Some of the best advice I ever came across regarding homily preparation was in an essay written by Annie Dillard. In the essay Dillard made use of the imagery of following bees as a way of exploring the adventure of writing. If you want to find a bee hive (and honey) then follow a bee. If you lose sight of the first bee then wait and when you catch sight of another bee follow it. By so doing you will eventually be led to the bee hive. The same is true for writing. When an idea or thought, no matter how strange or non-sensical it seems at the outset, pops in your head then follow it. Let the thought lead you even if you do not know exactly where it is going.
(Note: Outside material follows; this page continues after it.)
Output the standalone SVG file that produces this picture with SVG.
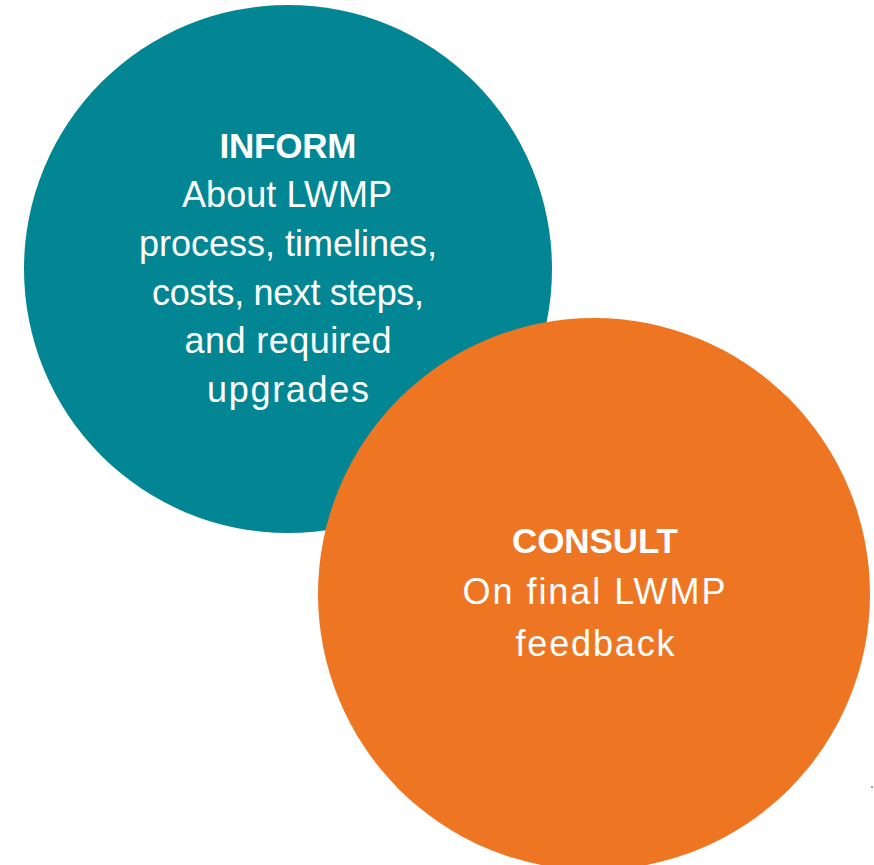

It may take you to where you want to go. If it takes you only so far then stay there and wait for the next thought.
When I begin to pray over the readings I try to pay attention to what “pops” for me. It might be an image or a phrase or a play of words. Then I try to let that lead me. It may take me all the way to where I want to go or it may not. It may take me only so far. It may take me to another thought (sometimes one which I was not even expecting) or a book I once read, or a movie scene or a song lyric or a memory. There are many times that I sit down to write out a homily following that first “pop” that I really have no idea where I am ultimately going or I end up in a spot I did not think I would end up at.
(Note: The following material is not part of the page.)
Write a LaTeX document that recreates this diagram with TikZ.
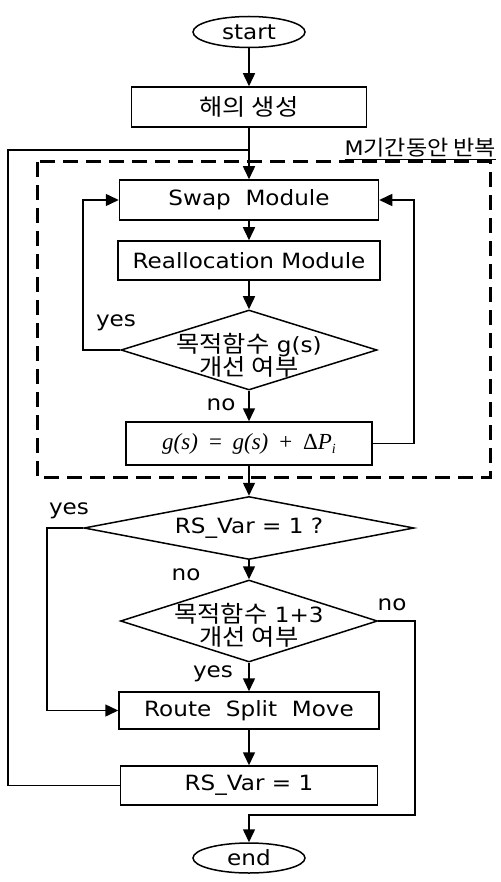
\documentclass[tikz,border=0pt]{standalone}
\usepackage[no-math]{fontspec}
\setmainfont{DejaVu Sans}[FakeStretch=1.1]
\newfontfamily\kr{Noto Sans CJK KR}[FakeStretch=1.1]
\newfontfamily\tms{Liberation Serif}
\newcommand\krt[1]{{\fontsize{23}{25}\selectfont\kr #1}}
\usetikzlibrary{arrows.meta,shapes.geometric}
\begin{document}
\begin{tikzpicture}[x=1pt,y=-1pt,
  line width=1.5pt,
  font=\fontsize{21}{25}\selectfont,
  arr/.style={-{Triangle[length=13pt,width=12pt]}},
  term/.style={draw,ellipse,inner sep=0pt,minimum width=112pt,minimum height=31pt},
  proc/.style={draw,rectangle,inner sep=0pt},
  dia/.style={draw,diamond,inner sep=0pt},
  lbl/.style={inner sep=0pt}
]
\useasboundingbox (0,0) rectangle (500,882);
\fill[white] (0,0) rectangle (500,882);

% nodes
\node[term] (start) at (249,32) {start};
\node[proc,minimum width=235pt,minimum height=40pt] (gen) at (249,107) {\krt{해의 생성}};
\node[proc,minimum width=259pt,minimum height=40pt] (swap) at (249,200) {Swap\ \ Module};
\node[proc,minimum width=262pt,minimum height=39pt] (realloc) at (249,260.5) {Reallocation Module};
\node[dia,minimum width=256pt,minimum height=80pt] (d1) at (249,350) {};
\node[lbl,align=center] (d1t) at (249,355) {\krt{목적함수} g(s)\\[-2pt]\krt{개선 여부}};
\node[proc,minimum width=246pt,minimum height=43pt,font=\fontsize{23}{26}\selectfont\tms\itshape] (gs) at (249,443.5) {g(s)\ \,=\ \,g(s)\ \,+\ \,{\upshape Δ}P\raisebox{-4pt}{\fontsize{14}{14}\selectfont i}};
\node[dia,minimum width=330pt,minimum height=63pt] (d2) at (249,528) {};
\node[lbl] (d2t) at (249,528) {RS\_Var = 1 ?};
\node[dia,minimum width=257pt,minimum height=82pt] (d3) at (249,621) {};
\node[lbl,align=center] (d3t) at (249,625) {\krt{목적함수} 1+3\\[-2pt]\krt{개선 여부}};
\node[proc,minimum width=260pt,minimum height=37pt] (rsm) at (249,710.5) {Route\ \ Split\ \ Move};
\node[proc,minimum width=257pt,minimum height=39pt] (rsv) at (249,785.5) {RS\_Var = 1};
\node[term,minimum height=30pt] (end) at (249,858) {end};

% dashed loop frame
\draw[dashed,line width=3pt,dash pattern=on 15pt off 8pt] (37,162) rectangle (490,477);
\node[lbl,anchor=base east,font=\fontsize{20}{22}\selectfont] (mlabel) at (497,156) {\underline{M{\fontsize{21}{22}\selectfont\kr 기간동안 반복}}};

% coordinates for connectors
\coordinate (j) at (249,150);
\coordinate (yl) at (83,350);
\coordinate (gr) at (414,443.5);
\coordinate (y2) at (47,528);
\coordinate (nr) at (415,621);
\coordinate (nb) at (415,815);
\coordinate (ne) at (249,815);
\coordinate (lb) at (8,785.5);
\coordinate (lt) at (8,150);

% connectors
\draw[arr] (start) -- (gen);
\draw[arr] (gen) -- (swap);
\draw[arr] (swap) -- (realloc);
\draw[arr] (realloc) -- (d1);
\draw[arr] (d1.west) -- (yl) |- (swap.west);
\draw[arr] (d1) -- (gs);
\draw[arr] (gs.east) -- (gr) |- (swap.east);
\draw[arr] (gs) -- (d2);
\draw[arr] (d2.west) -- (y2) |- (rsm.west);
\draw[arr] (d2) -- (d3);
\draw[arr] (d3) -- (rsm);
\draw[arr] (d3.east) -- (nr) -- (nb) -- (ne) -- (end);
\draw[arr] (rsm) -- (rsv);
\draw (rsv.west) -- (lb) -- (lt) -- (j);

% labels
\node[lbl] (yes1) at (116,323) {yes};
\node[lbl] (no1) at (221,405) {no};
\node[lbl] (yes2) at (69,511) {yes};
\node[lbl] (no2) at (186,575) {no};
\node[lbl] (no3) at (392,605) {no};
\node[lbl] (yes3) at (213,674) {yes};
\end{tikzpicture}
\end{document}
Following bees takes patience, trust and faith. Following a star also takes patience, trust and faith. But certainly there is a difference. A bee is a small thing, easily overlooked and lost, and the star of Bethlehem must have shown bright for all to see. The gospel (Mt. 2:1-12) tells us that the magi from the East recognized the star but it seems that all of Jerusalem was oblivious. Herod, after all, had to ascertain from the magi the time of the star’s appearance. Apparently, the star had not really made much of an impression upon Jerusalem. Maybe the star of Bethlehem was not as bright and overpowering as we so often assume from Christmas imagery? Maybe it takes more faith, more trust and more patience to follow a smaller star than a larger and brighter one? Yet the magi followed. They raised their eyes to the heavens and saw the star and they followed.
In the first reading (Is. 60:1-6) we hear the prophet Isaiah admonishing Jerusalem to rise up! Yes, darkness covers the earth and there are thick clouds that envelop the people but the light has come! “Raise your eyes and look about,” proclaims the prophet. Yes the light has come but for our part we must raise our eyes. We can almost say that Jerusalem was content to be oblivious and to be oblivious means to keep our eyes down and not even dream of raising them. To be oblivious means to give in to the darkness of sin and violence and the thick clouds of resignation that tell us that this is just the way things have always been and will always be.
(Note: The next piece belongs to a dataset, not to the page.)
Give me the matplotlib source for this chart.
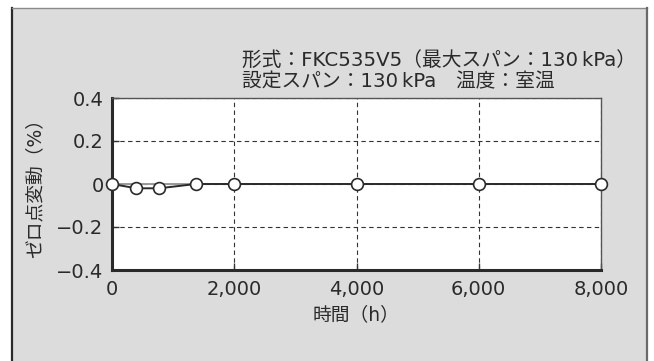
import matplotlib
matplotlib.use("Agg")
import matplotlib.pyplot as plt
from matplotlib.patches import Rectangle
from matplotlib.lines import Line2D
from matplotlib.ticker import FuncFormatter

plt.rcParams['font.family'] = ['DejaVu Sans', 'Noto Sans CJK JP']

# Zero-point drift over time
hours = [0, 400, 770, 1370, 2000, 4000, 6000, 8000]
drift = [0.0, -0.02, -0.02, 0.0, 0.0, 0.0, 0.0, 0.0]

x_ticks = [0, 2000, 4000, 6000, 8000]
y_ticks = [-0.4, -0.2, 0, 0.2, 0.4]

title_lines = ["形式：FKC535V5（最大スパン：130\u2009kPa）",
               "設定スパン：130\u2009kPa　温度：室温"]
x_label = "時間（h）"
y_label = "ゼロ点変動（%）"

W, H = 654, 361
fig = plt.figure(figsize=(W / 100, H / 100), dpi=100)
fig.patch.set_facecolor("white")

# Gray panel with a frame on the left, top and right
fig.patches.append(Rectangle((12 / W, 0), (647 - 12) / W, (H - 8) / H,
                             transform=fig.transFigure, facecolor="#dcdcdc",
                             edgecolor="none", zorder=-5))
fig.lines.append(Line2D([12 / W, 12 / W], [0, 1 - 8 / H], transform=fig.transFigure,
                        color="#2a2a2a", lw=1.6, zorder=-4))
fig.lines.append(Line2D([12 / W, 647 / W], [1 - 8 / H, 1 - 8 / H], transform=fig.transFigure,
                        color="#8a8a8a", lw=1.0, zorder=-4))
fig.lines.append(Line2D([647 / W, 647 / W], [0, 1 - 8 / H], transform=fig.transFigure,
                        color="#6a6a6a", lw=1.6, zorder=-4))

ax = fig.add_axes([112 / W, 1 - 270 / H, (601 - 112) / W, (270 - 98) / H])
ax.set_zorder(2)
ax.set_facecolor("white")

ax.set_xlim(0, 8000)
ax.set_ylim(-0.4, 0.4)
ax.set_xticks(x_ticks)
ax.set_yticks(y_ticks)

ax.xaxis.set_major_formatter(FuncFormatter(lambda v, p: f"{int(v):,}"))
def yfmt(v, p):
    if abs(v) < 1e-9:
        return "0"
    s = f"{abs(v):.1f}"
    return ("\u2212" if v < 0 else "") + s
ax.yaxis.set_major_formatter(FuncFormatter(yfmt))

for s in ["left", "bottom"]:
    ax.spines[s].set_color("#2a2a2a")
    ax.spines[s].set_linewidth(2.2)
for s in ["top", "right"]:
    ax.spines[s].set_color("#555555")
    ax.spines[s].set_linewidth(1.0)

ax.tick_params(axis="both", direction="in", length=5, width=1, color="#333333",
               labelsize=14, labelcolor="#2a2a2a")
ax.tick_params(axis="y", pad=6)
ax.tick_params(axis="x", pad=7)

ax.grid(True, linestyle=(0, (4, 3)), color="#333333", linewidth=0.8)
ax.set_axisbelow(True)

ax.axhline(0, color="#9a9a9a", lw=1.4, zorder=2)
ax.plot(hours, drift, color="#2a2a2a", lw=1.4, marker="o", markersize=8.5,
        markerfacecolor="white", markeredgecolor="#2a2a2a", markeredgewidth=1.2,
        zorder=3, clip_on=False)

ax.set_xlabel(x_label, fontsize=13.5, color="#2a2a2a", labelpad=5)
ax.set_ylabel(y_label, fontsize=13.5, color="#2a2a2a", labelpad=9)

fig.text(242 / W, 1 - 60 / H, title_lines[0], fontsize=14.2, color="#2a2a2a",
         ha="left", va="center")
fig.text(242 / W, 1 - 82 / H, title_lines[1], fontsize=14.2, color="#2a2a2a",
         ha="left", va="center")

fig.savefig("out.png", dpi=100, facecolor=fig.get_facecolor())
In the Epiphany we are no longer afforded the luxury of remaining oblivious. The light of God has appeared for all nations, for all peoples and for all times! As Christians we must learn the discipline of the magi. We must raise our eyes and look about! We have to learn the faith, the trust and the patience needed to follow the star. We have to be willing to let our faith lead us even when do not fully know where it is going. We have to learn to follow even the smallest stars that point us toward God and his Kingdom. And we have to resist, in every way, the voices of resignation – the thick clouds that can cover the earth and cover our hearts.
As Christians, we celebrate the Epiphany – the light of Christ has dawned for all peoples and nations. As Christians, we must be the Epiphany. Our very lives must reveal the light of Christ in our world. We begin to do this by making the choice to raise our eyes, to look about and to follow the star of God’s Kingdom.